Transcribe all of the material exactly, except for its pictures.

───── SUPPLIED MATERIAL ─────

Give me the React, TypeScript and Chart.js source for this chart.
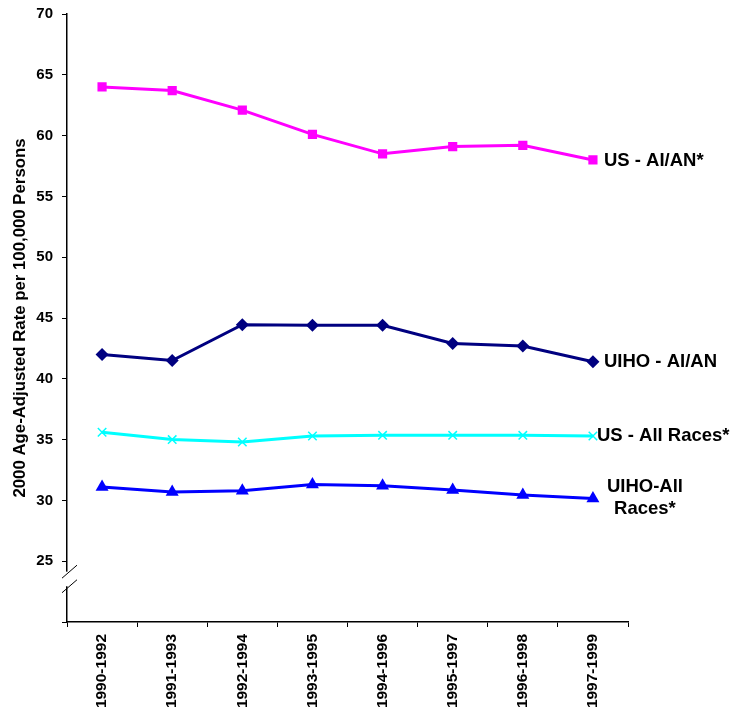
import React, { useEffect, useRef } from "react";
import { Chart, registerables } from "chart.js";

Chart.register(...registerables);

const categories = ["1990-1992", "1991-1993", "1992-1994", "1993-1995", "1994-1996", "1995-1997", "1996-1998", "1997-1999"];
const usAian = [64.0, 63.7, 62.1, 60.1, 58.5, 59.1, 59.2, 58.0];
const uihoAian = [42.0, 41.5, 44.45, 44.4, 44.4, 42.9, 42.7, 41.4];
const usAllRaces = [35.6, 35.0, 34.8, 35.3, 35.35, 35.35, 35.35, 35.3];
const uihoAllRaces = [31.1, 30.7, 30.8, 31.3, 31.2, 30.85, 30.45, 30.15];
const seriesNames = ["US - AI/AN*", "UIHO - AI/AN", "US - All Races*", "UIHO-All\nRaces*"];
const yTitle = "2000 Age-Adjusted Rate per 100,000 Persons";
const yMin = 20;
const yMax = 70;
const yStep = 5;
const breakValues = [24.14, 22.94];

const FONT = "'Liberation Sans', Arial, sans-serif";

const endLabelPlugin = {
  id: "endLabels",
  afterDatasetsDraw(chart: any) {
    const ctx = chart.ctx;
    ctx.save();
    ctx.font = `bold 18.5px ${FONT}`;
    ctx.fillStyle = "#000";
    ctx.textBaseline = "middle";
    chart.data.datasets.forEach((ds: any, i: number) => {
      const meta = chart.getDatasetMeta(i);
      const pt = meta.data[meta.data.length - 1];
      if (!pt) return;
      const lines = String(ds.endLabel).split("\n");
      if (lines.length === 1) {
        ctx.textAlign = "left";
        ctx.fillText(lines[0], pt.x + ds.labelDx, pt.y + ds.labelDy);
      } else {
        ctx.textAlign = "center";
        lines.forEach((ln: string, k: number) => {
          ctx.fillText(ln, pt.x + ds.labelDx, pt.y + ds.labelDy + k * 22);
        });
      }
    });
    ctx.restore();
  },
};

const breakPlugin = {
  id: "axisBreak",
  afterDraw(chart: any) {
    const ctx = chart.ctx;
    const ys = chart.scales.y;
    const x = ys.right;
    const c1 = ys.getPixelForValue(breakValues[0]);
    const c2 = ys.getPixelForValue(breakValues[1]);
    ctx.save();
    ctx.fillStyle = "#fff";
    ctx.fillRect(x - 2, c1, 4, c2 - c1);
    ctx.strokeStyle = "#000";
    ctx.lineWidth = 1;
    [c1, c2].forEach((c) => {
      ctx.beginPath();
      ctx.moveTo(x - 5, c + 6.5);
      ctx.lineTo(x + 10, c - 6.5);
      ctx.stroke();
    });
    ctx.restore();
  },
};

export default function App() {
  const ref = useRef<HTMLCanvasElement | null>(null);
  useEffect(() => {
    if (!ref.current) return;
    const chart = new Chart(ref.current, {
      type: "line",
      data: {
        labels: categories,
        datasets: [
          {
            label: seriesNames[0],
            data: usAian,
            borderColor: "#FF00FF",
            backgroundColor: "#FF00FF",
            borderWidth: 3,
            pointStyle: "rect",
            pointRadius: 6.5,
            pointBorderWidth: 0,
            endLabel: seriesNames[0],
            labelDx: 11,
            labelDy: 1,
          } as any,
          {
            label: seriesNames[1],
            data: uihoAian,
            borderColor: "#000080",
            backgroundColor: "#000080",
            borderWidth: 3,
            pointStyle: "rectRot",
            pointRadius: 6.5,
            pointBorderWidth: 0,
            endLabel: seriesNames[1],
            labelDx: 11,
            labelDy: 0,
          } as any,
          {
            label: seriesNames[2],
            data: usAllRaces,
            borderColor: "#00FFFF",
            backgroundColor: "#00FFFF",
            borderWidth: 3,
            pointStyle: "crossRot",
            pointRadius: 6,
            pointBorderWidth: 1.5,
            endLabel: seriesNames[2],
            labelDx: 4,
            labelDy: 0,
          } as any,
          {
            label: seriesNames[3],
            data: uihoAllRaces,
            borderColor: "#0000FF",
            backgroundColor: "#0000FF",
            borderWidth: 3,
            pointStyle: "triangle",
            pointRadius: 7.5,
            pointBorderWidth: 0,
            endLabel: seriesNames[3],
            labelDx: 52,
            labelDy: -12,
          } as any,
        ],
      },
      options: {
        animation: false,
        responsive: false,
        layout: { padding: { top: 6, right: 109, left: 0, bottom: 0 } },
        plugins: {
          legend: { display: false },
          tooltip: { enabled: false },
        },
        scales: {
          x: {
            type: "category",
            offset: true,
            grid: { offset: true, drawOnChartArea: false, drawTicks: true, tickLength: 5, color: "#000", lineWidth: 1 },
            border: { color: "#000", width: 1.5 },
            ticks: {
              color: "#000",
              font: { family: FONT, size: 15.5, weight: "bold" },
              minRotation: 90,
              maxRotation: 90,
              padding: 7,
              autoSkip: false,
            },
            afterFit(scale: any) {
              scale.height = 95;
            },
          },
          y: {
            min: yMin,
            max: yMax,
            grid: { drawOnChartArea: false, drawTicks: true, tickLength: 5, color: "#000", lineWidth: 1 },
            border: { color: "#000", width: 1.5 },
            ticks: {
              stepSize: yStep,
              color: "#000",
              font: { family: FONT, size: 15, weight: "bold" },
              padding: 9,
              callback: (v: any) => (Number(v) === yMin ? "" : String(v)),
            },
            title: {
              display: true,
              text: yTitle,
              color: "#000",
              font: { family: FONT, size: 16.8, weight: "bold" },
              padding: { top: 2, bottom: 2 },
            },
            afterFit(scale: any) {
              scale.width = 59;
            },
          },
        },
      },
      plugins: [endLabelPlugin, breakPlugin],
    });
    return () => chart.destroy();
  }, []);
  return (
    <div style={{ width: 729, height: 709, overflow: "hidden" }}>
      <canvas ref={ref} width={729} height={721} style={{ display: "block", marginTop: -12 }} />
    </div>
  );
}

─────

PROBLEM SOLUTION:
Give me the React, TypeScript and Chart.js source for this chart.
import React, { useEffect, useRef } from "react";
import { Chart, registerables } from "chart.js";

Chart.register(...registerables);

const categories = ["1990-1992", "1991-1993", "1992-1994", "1993-1995", "1994-1996", "1995-1997", "1996-1998", "1997-1999"];
const usAian = [64.0, 63.7, 62.1, 60.1, 58.5, 59.1, 59.2, 58.0];
const uihoAian = [42.0, 41.5, 44.45, 44.4, 44.4, 42.9, 42.7, 41.4];
const usAllRaces = [35.6, 35.0, 34.8, 35.3, 35.35, 35.35, 35.35, 35.3];
const uihoAllRaces = [31.1, 30.7, 30.8, 31.3, 31.2, 30.85, 30.45, 30.15];
const seriesNames = ["US - AI/AN*", "UIHO - AI/AN", "US - All Races*", "UIHO-All\nRaces*"];
const yTitle = "2000 Age-Adjusted Rate per 100,000 Persons";
const yMin = 20;
const yMax = 70;
const yStep = 5;
const breakValues = [24.14, 22.94];

const FONT = "'Liberation Sans', Arial, sans-serif";

const endLabelPlugin = {
  id: "endLabels",
  afterDatasetsDraw(chart: any) {
    const ctx = chart.ctx;
    ctx.save();
    ctx.font = `bold 18.5px ${FONT}`;
    ctx.fillStyle = "#000";
    ctx.textBaseline = "middle";
    chart.data.datasets.forEach((ds: any, i: number) => {
      const meta = chart.getDatasetMeta(i);
      const pt = meta.data[meta.data.length - 1];
      if (!pt) return;
      const lines = String(ds.endLabel).split("\n");
      if (lines.length === 1) {
        ctx.textAlign = "left";
        ctx.fillText(lines[0], pt.x + ds.labelDx, pt.y + ds.labelDy);
      } else {
        ctx.textAlign = "center";
        lines.forEach((ln: string, k: number) => {
          ctx.fillText(ln, pt.x + ds.labelDx, pt.y + ds.labelDy + k * 22);
        });
      }
    });
    ctx.restore();
  },
};

const breakPlugin = {
  id: "axisBreak",
  afterDraw(chart: any) {
    const ctx = chart.ctx;
    const ys = chart.scales.y;
    const x = ys.right;
    const c1 = ys.getPixelForValue(breakValues[0]);
    const c2 = ys.getPixelForValue(breakValues[1]);
    ctx.save();
    ctx.fillStyle = "#fff";
    ctx.fillRect(x - 2, c1, 4, c2 - c1);
    ctx.strokeStyle = "#000";
    ctx.lineWidth = 1;
    [c1, c2].forEach((c) => {
      ctx.beginPath();
      ctx.moveTo(x - 5, c + 6.5);
      ctx.lineTo(x + 10, c - 6.5);
      ctx.stroke();
    });
    ctx.restore();
  },
};

export default function App() {
  const ref = useRef<HTMLCanvasElement | null>(null);
  useEffect(() => {
    if (!ref.current) return;
    const chart = new Chart(ref.current, {
      type: "line",
      data: {
        labels: categories,
        datasets: [
          {
            label: seriesNames[0],
            data: usAian,
            borderColor: "#FF00FF",
            backgroundColor: "#FF00FF",
            borderWidth: 3,
            pointStyle: "rect",
            pointRadius: 6.5,
            pointBorderWidth: 0,
            endLabel: seriesNames[0],
            labelDx: 11,
            labelDy: 1,
          } as any,
          {
            label: seriesNames[1],
            data: uihoAian,
            borderColor: "#000080",
            backgroundColor: "#000080",
            borderWidth: 3,
            pointStyle: "rectRot",
            pointRadius: 6.5,
            pointBorderWidth: 0,
            endLabel: seriesNames[1],
            labelDx: 11,
            labelDy: 0,
          } as any,
          {
            label: seriesNames[2],
            data: usAllRaces,
            borderColor: "#00FFFF",
            backgroundColor: "#00FFFF",
            borderWidth: 3,
            pointStyle: "crossRot",
            pointRadius: 6,
            pointBorderWidth: 1.5,
            endLabel: seriesNames[2],
            labelDx: 4,
            labelDy: 0,
          } as any,
          {
            label: seriesNames[3],
            data: uihoAllRaces,
            borderColor: "#0000FF",
            backgroundColor: "#0000FF",
            borderWidth: 3,
            pointStyle: "triangle",
            pointRadius: 7.5,
            pointBorderWidth: 0,
            endLabel: seriesNames[3],
            labelDx: 52,
            labelDy: -12,
          } as any,
        ],
      },
      options: {
        animation: false,
        responsive: false,
        layout: { padding: { top: 6, right: 109, left: 0, bottom: 0 } },
        plugins: {
          legend: { display: false },
          tooltip: { enabled: false },
        },
        scales: {
          x: {
            type: "category",
            offset: true,
            grid: { offset: true, drawOnChartArea: false, drawTicks: true, tickLength: 5, color: "#000", lineWidth: 1 },
            border: { color: "#000", width: 1.5 },
            ticks: {
              color: "#000",
              font: { family: FONT, size: 15.5, weight: "bold" },
              minRotation: 90,
              maxRotation: 90,
              padding: 7,
              autoSkip: false,
            },
            afterFit(scale: any) {
              scale.height = 95;
            },
          },
          y: {
            min: yMin,
            max: yMax,
            grid: { drawOnChartArea: false, drawTicks: true, tickLength: 5, color: "#000", lineWidth: 1 },
            border: { color: "#000", width: 1.5 },
            ticks: {
              stepSize: yStep,
              color: "#000",
              font: { family: FONT, size: 15, weight: "bold" },
              padding: 9,
              callback: (v: any) => (Number(v) === yMin ? "" : String(v)),
            },
            title: {
              display: true,
              text: yTitle,
              color: "#000",
              font: { family: FONT, size: 16.8, weight: "bold" },
              padding: { top: 2, bottom: 2 },
            },
            afterFit(scale: any) {
              scale.width = 59;
            },
          },
        },
      },
      plugins: [endLabelPlugin, breakPlugin],
    });
    return () => chart.destroy();
  }, []);
  return (
    <div style={{ width: 729, height: 709, overflow: "hidden" }}>
      <canvas ref={ref} width={729} height={721} style={{ display: "block", marginTop: -12 }} />
    </div>
  );
}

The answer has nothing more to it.